- _Information shown_
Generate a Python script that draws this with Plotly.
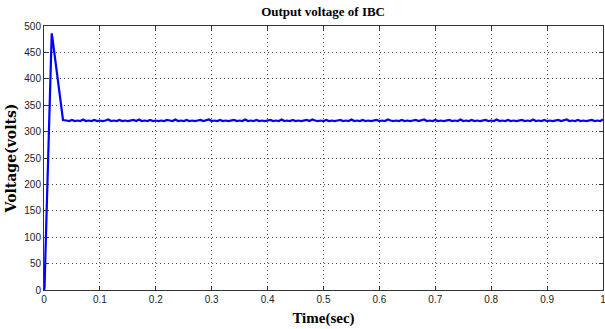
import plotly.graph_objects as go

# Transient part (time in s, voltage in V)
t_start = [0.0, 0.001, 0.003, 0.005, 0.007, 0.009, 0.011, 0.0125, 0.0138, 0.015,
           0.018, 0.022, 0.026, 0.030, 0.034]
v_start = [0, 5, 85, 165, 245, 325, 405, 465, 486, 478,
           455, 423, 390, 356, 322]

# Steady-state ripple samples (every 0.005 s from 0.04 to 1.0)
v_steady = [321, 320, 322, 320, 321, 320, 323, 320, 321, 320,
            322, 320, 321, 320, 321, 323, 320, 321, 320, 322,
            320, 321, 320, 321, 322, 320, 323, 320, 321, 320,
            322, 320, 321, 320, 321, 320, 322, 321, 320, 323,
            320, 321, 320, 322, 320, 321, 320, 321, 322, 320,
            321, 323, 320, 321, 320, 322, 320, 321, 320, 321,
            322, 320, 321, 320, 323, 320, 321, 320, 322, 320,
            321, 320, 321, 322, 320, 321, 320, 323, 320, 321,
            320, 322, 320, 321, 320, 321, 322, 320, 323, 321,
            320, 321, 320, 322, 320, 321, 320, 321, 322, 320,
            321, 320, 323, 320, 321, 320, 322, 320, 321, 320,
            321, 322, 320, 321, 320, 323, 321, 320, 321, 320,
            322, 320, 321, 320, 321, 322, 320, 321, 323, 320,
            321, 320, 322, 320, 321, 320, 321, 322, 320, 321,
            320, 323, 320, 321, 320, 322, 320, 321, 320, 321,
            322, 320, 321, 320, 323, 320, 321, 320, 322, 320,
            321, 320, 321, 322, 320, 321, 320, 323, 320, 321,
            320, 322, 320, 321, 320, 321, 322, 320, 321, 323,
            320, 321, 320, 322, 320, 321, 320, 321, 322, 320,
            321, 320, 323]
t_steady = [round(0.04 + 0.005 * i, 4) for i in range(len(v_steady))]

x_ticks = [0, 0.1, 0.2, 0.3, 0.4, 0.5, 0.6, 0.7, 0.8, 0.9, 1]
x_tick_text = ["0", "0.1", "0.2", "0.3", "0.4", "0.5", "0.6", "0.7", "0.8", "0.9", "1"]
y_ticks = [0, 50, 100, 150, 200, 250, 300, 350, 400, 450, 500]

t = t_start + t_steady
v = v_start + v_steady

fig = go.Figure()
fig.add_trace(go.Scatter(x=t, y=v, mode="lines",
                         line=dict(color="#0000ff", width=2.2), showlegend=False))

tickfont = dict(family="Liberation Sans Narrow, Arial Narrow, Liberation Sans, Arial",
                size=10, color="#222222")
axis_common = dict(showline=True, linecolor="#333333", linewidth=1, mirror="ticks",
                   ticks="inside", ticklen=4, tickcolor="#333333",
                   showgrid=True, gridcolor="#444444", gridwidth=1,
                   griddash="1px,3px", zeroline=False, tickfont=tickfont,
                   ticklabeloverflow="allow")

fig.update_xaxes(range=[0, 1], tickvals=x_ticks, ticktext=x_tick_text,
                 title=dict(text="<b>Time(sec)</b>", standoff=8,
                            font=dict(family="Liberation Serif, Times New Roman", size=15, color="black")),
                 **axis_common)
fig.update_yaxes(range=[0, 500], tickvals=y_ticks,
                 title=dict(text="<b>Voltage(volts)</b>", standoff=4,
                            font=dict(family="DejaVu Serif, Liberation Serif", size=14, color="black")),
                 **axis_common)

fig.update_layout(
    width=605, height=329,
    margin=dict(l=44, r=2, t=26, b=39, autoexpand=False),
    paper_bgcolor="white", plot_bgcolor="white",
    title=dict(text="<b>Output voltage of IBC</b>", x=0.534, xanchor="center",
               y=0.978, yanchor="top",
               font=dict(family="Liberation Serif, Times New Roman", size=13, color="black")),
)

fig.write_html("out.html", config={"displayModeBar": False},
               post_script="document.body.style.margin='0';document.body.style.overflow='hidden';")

- _Required task_
Only the lines from the start of the material through the line containing "455, 423, 390, 356, 322]" should be transcribed. Pictures stay out.

- _Exercise answer_
Generate a Python script that draws this with Plotly.
import plotly.graph_objects as go

# Transient part (time in s, voltage in V)
t_start = [0.0, 0.001, 0.003, 0.005, 0.007, 0.009, 0.011, 0.0125, 0.0138, 0.015,
           0.018, 0.022, 0.026, 0.030, 0.034]
v_start = [0, 5, 85, 165, 245, 325, 405, 465, 486, 478,
           455, 423, 390, 356, 322]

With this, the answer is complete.